* AIM *
From the records below, give the number of lines that contain the string "this", without any other text.

* DATA RECORDS *
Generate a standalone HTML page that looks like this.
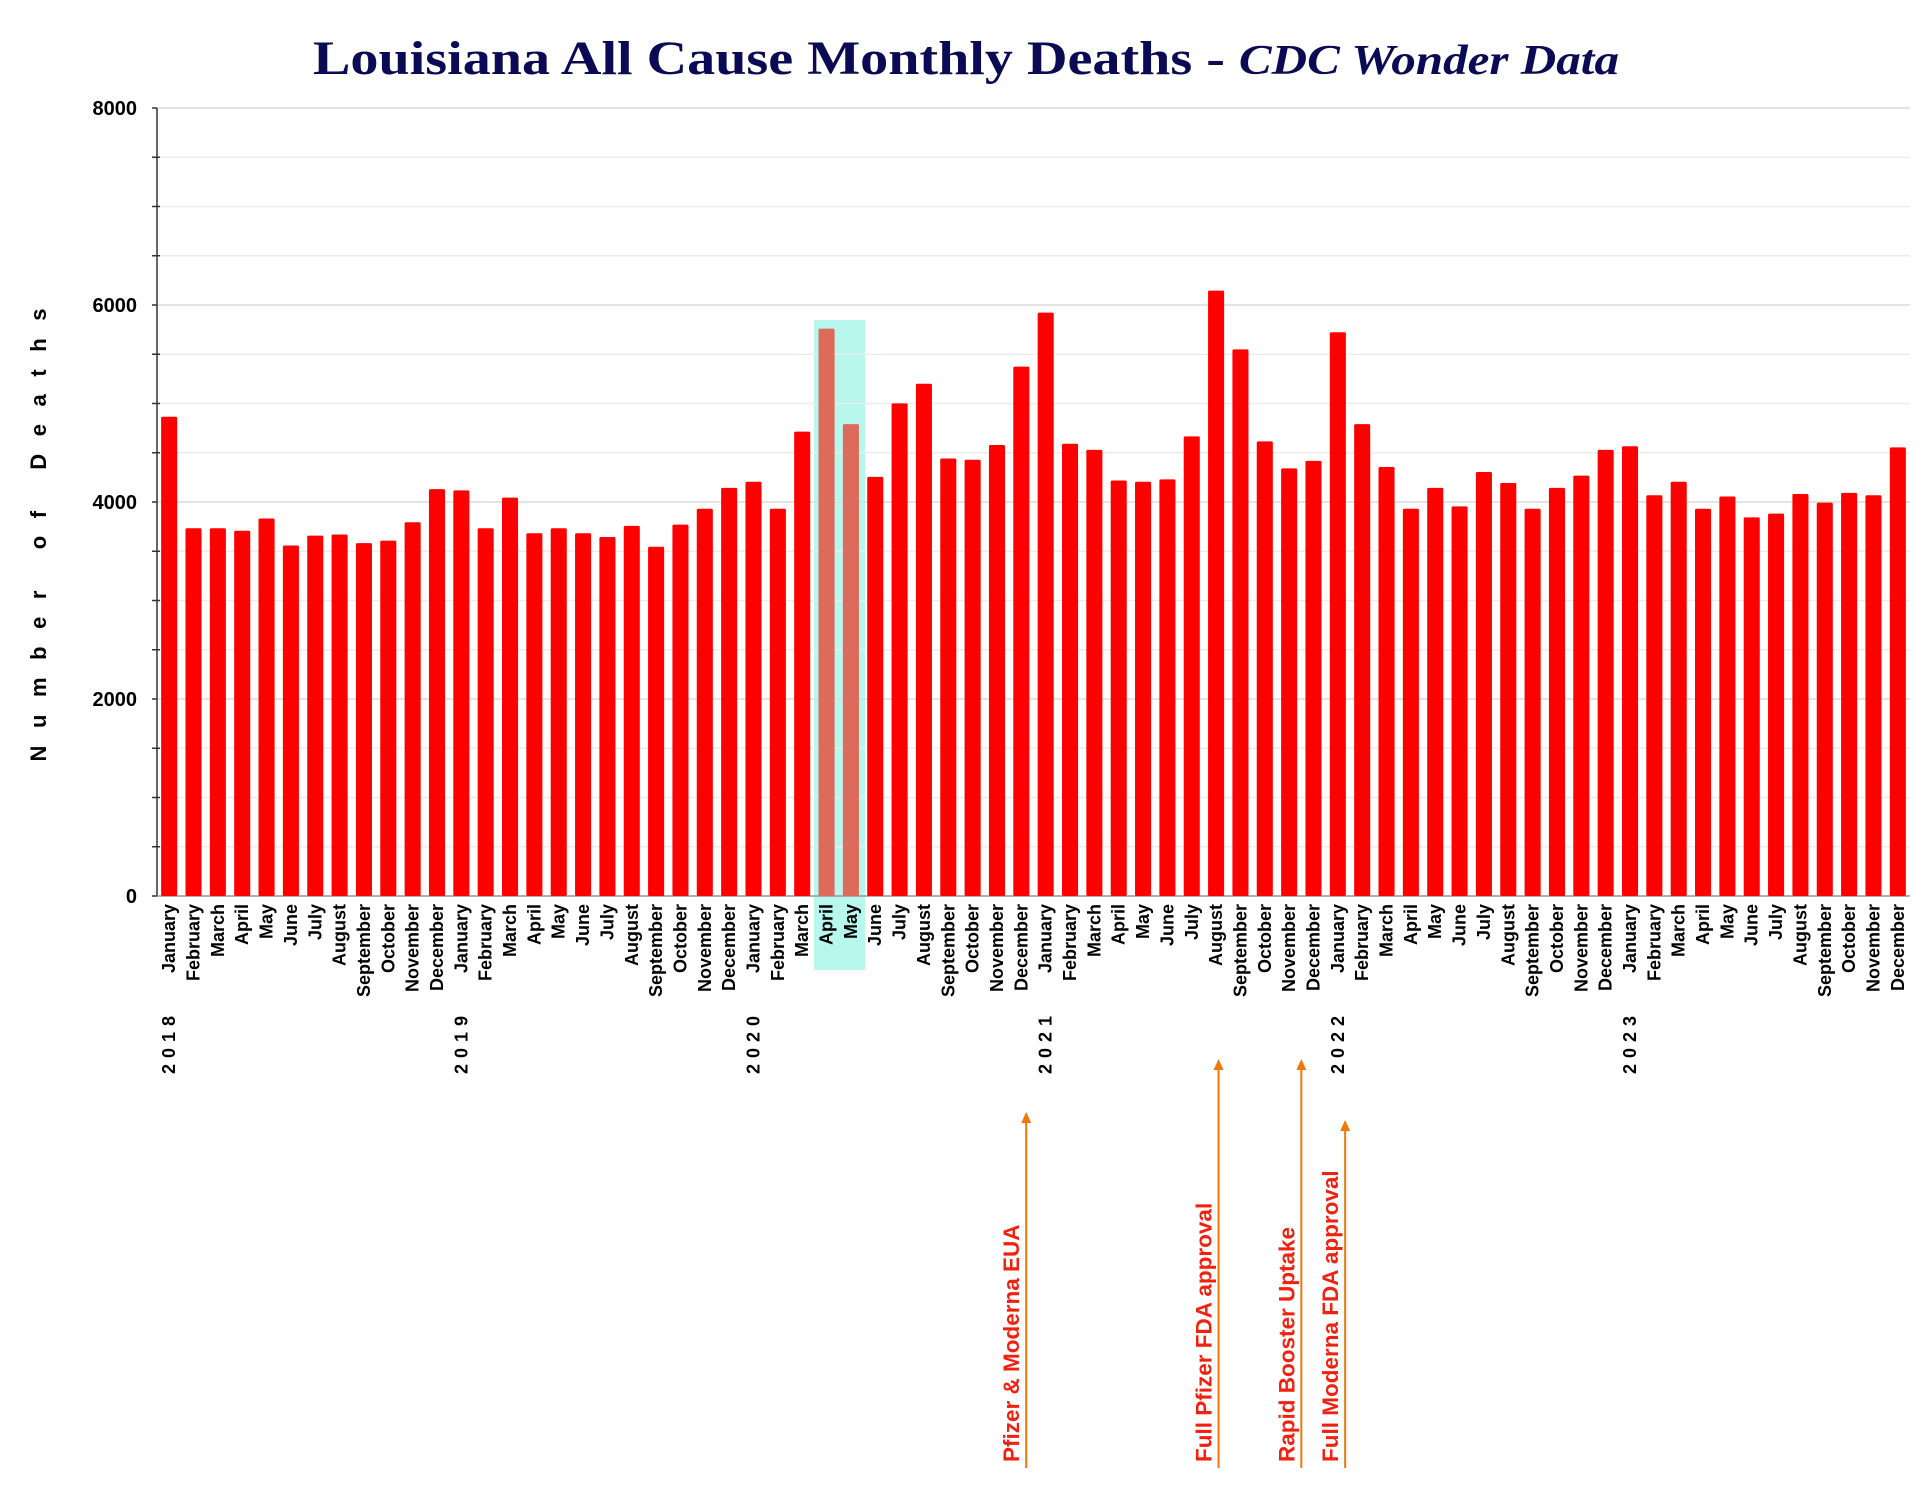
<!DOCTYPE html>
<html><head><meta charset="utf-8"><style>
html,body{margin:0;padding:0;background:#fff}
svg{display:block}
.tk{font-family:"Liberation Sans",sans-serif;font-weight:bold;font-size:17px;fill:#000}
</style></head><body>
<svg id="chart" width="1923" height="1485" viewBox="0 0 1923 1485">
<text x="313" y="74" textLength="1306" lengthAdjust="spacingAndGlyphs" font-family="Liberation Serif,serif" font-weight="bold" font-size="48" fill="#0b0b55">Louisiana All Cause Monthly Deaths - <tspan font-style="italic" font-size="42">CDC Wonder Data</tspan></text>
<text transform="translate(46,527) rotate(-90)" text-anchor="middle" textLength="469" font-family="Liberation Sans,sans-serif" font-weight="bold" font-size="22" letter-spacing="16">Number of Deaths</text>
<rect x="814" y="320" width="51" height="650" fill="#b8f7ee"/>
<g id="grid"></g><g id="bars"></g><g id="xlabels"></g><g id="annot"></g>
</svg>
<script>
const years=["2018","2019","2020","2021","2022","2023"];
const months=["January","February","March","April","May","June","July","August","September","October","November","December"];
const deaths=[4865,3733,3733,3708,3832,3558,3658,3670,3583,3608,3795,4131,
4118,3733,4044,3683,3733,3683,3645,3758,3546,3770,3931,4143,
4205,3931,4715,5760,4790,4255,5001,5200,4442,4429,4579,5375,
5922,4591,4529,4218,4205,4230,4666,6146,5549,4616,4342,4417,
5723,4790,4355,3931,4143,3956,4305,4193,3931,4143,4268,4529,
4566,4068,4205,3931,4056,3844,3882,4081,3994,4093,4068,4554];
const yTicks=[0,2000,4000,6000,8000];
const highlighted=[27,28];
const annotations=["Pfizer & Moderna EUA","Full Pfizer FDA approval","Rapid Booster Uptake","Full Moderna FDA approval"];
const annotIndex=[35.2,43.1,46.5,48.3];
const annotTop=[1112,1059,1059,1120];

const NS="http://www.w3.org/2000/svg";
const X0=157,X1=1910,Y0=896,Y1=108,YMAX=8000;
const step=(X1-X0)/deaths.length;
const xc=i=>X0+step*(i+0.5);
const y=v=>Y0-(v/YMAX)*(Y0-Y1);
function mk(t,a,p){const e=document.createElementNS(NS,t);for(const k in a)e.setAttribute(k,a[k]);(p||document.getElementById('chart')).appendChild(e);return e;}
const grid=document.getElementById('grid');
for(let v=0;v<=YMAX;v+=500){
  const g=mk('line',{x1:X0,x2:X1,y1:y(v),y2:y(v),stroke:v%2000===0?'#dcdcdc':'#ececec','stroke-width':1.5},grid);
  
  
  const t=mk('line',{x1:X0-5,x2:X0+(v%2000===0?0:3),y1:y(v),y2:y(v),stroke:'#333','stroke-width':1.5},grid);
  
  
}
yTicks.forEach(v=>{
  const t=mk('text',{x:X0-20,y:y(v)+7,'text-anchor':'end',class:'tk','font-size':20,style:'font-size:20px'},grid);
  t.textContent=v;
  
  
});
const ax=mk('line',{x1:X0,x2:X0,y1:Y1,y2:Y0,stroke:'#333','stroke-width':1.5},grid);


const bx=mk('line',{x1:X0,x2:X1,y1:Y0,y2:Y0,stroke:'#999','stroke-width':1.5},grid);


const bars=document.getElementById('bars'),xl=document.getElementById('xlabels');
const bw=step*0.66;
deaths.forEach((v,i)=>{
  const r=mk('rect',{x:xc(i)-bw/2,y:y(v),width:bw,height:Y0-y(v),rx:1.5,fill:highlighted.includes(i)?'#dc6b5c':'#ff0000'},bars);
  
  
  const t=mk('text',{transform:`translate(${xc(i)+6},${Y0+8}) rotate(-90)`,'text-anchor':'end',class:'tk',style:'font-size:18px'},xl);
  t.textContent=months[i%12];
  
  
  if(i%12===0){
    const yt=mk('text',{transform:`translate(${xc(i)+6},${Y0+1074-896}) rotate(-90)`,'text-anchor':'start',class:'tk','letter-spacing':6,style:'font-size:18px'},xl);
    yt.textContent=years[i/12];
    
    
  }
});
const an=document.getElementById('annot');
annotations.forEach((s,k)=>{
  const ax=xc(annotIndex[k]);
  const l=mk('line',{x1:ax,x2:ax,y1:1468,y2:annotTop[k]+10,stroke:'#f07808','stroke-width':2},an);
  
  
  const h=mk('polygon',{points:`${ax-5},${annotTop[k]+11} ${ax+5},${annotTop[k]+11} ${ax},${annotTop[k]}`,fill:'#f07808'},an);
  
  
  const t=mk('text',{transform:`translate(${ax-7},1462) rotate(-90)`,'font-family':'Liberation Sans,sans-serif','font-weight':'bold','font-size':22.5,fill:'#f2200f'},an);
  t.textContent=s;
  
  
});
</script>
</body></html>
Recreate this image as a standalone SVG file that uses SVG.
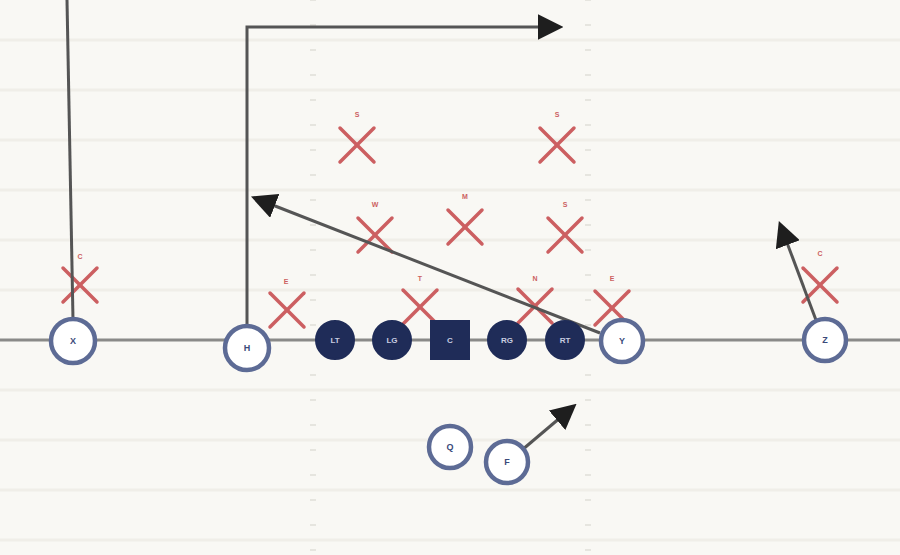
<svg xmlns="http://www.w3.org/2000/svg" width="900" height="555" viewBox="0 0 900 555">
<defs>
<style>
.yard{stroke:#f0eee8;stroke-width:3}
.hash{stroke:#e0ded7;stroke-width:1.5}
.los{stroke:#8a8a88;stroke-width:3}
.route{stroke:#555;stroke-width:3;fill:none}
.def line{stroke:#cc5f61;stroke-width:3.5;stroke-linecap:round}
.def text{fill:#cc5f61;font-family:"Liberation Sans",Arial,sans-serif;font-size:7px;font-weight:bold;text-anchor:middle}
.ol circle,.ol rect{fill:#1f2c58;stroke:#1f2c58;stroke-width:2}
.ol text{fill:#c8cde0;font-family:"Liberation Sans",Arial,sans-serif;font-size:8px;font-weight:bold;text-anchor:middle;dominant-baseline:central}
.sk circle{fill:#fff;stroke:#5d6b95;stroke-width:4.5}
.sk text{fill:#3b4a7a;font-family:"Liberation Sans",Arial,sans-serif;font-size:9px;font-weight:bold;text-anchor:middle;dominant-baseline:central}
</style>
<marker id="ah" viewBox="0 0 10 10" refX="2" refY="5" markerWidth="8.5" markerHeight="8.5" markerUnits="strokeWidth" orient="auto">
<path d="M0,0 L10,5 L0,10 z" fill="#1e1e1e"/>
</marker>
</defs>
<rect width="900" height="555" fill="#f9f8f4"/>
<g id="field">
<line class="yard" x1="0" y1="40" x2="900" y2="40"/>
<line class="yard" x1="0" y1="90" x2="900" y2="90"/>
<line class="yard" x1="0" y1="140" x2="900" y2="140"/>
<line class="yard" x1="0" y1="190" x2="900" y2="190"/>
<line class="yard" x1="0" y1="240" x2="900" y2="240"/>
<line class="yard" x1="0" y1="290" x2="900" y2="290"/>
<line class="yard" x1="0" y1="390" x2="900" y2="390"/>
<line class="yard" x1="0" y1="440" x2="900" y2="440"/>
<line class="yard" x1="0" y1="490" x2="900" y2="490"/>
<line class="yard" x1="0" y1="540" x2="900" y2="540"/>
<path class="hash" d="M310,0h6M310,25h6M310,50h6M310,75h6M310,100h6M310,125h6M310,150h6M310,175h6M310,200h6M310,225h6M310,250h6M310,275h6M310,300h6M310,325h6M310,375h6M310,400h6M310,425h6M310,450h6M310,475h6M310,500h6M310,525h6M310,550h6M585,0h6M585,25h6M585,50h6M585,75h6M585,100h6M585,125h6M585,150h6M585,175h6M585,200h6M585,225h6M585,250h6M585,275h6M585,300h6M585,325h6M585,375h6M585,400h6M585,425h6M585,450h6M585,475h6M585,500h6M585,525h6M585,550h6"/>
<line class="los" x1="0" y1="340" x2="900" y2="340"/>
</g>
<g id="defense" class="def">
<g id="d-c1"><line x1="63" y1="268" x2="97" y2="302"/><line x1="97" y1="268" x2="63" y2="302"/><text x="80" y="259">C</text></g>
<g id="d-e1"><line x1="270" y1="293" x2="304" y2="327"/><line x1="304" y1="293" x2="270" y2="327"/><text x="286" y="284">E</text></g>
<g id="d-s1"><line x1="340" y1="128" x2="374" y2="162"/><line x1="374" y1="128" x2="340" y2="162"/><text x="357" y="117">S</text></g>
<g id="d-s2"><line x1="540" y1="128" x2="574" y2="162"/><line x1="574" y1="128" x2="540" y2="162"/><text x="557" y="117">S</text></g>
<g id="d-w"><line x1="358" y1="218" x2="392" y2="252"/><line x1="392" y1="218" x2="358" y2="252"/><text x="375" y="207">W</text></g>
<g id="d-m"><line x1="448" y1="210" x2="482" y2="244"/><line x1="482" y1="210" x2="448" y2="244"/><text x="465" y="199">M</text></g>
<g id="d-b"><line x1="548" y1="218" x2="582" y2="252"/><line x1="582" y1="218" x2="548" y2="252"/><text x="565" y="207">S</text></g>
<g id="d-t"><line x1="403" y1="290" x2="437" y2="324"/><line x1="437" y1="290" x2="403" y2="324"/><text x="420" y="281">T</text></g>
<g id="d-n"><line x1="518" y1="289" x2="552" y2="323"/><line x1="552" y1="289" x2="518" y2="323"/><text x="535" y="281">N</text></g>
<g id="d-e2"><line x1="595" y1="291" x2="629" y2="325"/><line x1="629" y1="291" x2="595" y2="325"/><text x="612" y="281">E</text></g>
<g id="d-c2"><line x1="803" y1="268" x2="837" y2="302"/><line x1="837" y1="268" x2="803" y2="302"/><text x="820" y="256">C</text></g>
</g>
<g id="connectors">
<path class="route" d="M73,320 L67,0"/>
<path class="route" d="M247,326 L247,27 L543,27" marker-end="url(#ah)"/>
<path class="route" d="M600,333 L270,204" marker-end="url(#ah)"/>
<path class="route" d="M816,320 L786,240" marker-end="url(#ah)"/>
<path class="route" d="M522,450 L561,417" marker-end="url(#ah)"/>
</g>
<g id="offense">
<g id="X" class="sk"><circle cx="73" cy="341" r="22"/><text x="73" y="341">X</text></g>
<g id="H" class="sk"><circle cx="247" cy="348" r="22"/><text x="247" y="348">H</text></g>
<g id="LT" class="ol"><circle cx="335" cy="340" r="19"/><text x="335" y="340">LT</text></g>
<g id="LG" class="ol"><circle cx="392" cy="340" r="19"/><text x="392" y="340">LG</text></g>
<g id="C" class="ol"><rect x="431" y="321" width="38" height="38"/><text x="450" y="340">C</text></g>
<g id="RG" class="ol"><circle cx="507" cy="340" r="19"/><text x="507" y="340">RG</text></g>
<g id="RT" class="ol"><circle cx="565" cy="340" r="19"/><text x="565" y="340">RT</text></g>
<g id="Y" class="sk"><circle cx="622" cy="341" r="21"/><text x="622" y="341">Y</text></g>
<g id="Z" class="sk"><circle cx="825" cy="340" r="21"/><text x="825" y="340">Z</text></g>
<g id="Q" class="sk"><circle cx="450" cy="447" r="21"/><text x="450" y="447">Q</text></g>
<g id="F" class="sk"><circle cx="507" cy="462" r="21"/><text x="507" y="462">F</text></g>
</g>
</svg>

* FINISHED ANSWER *
2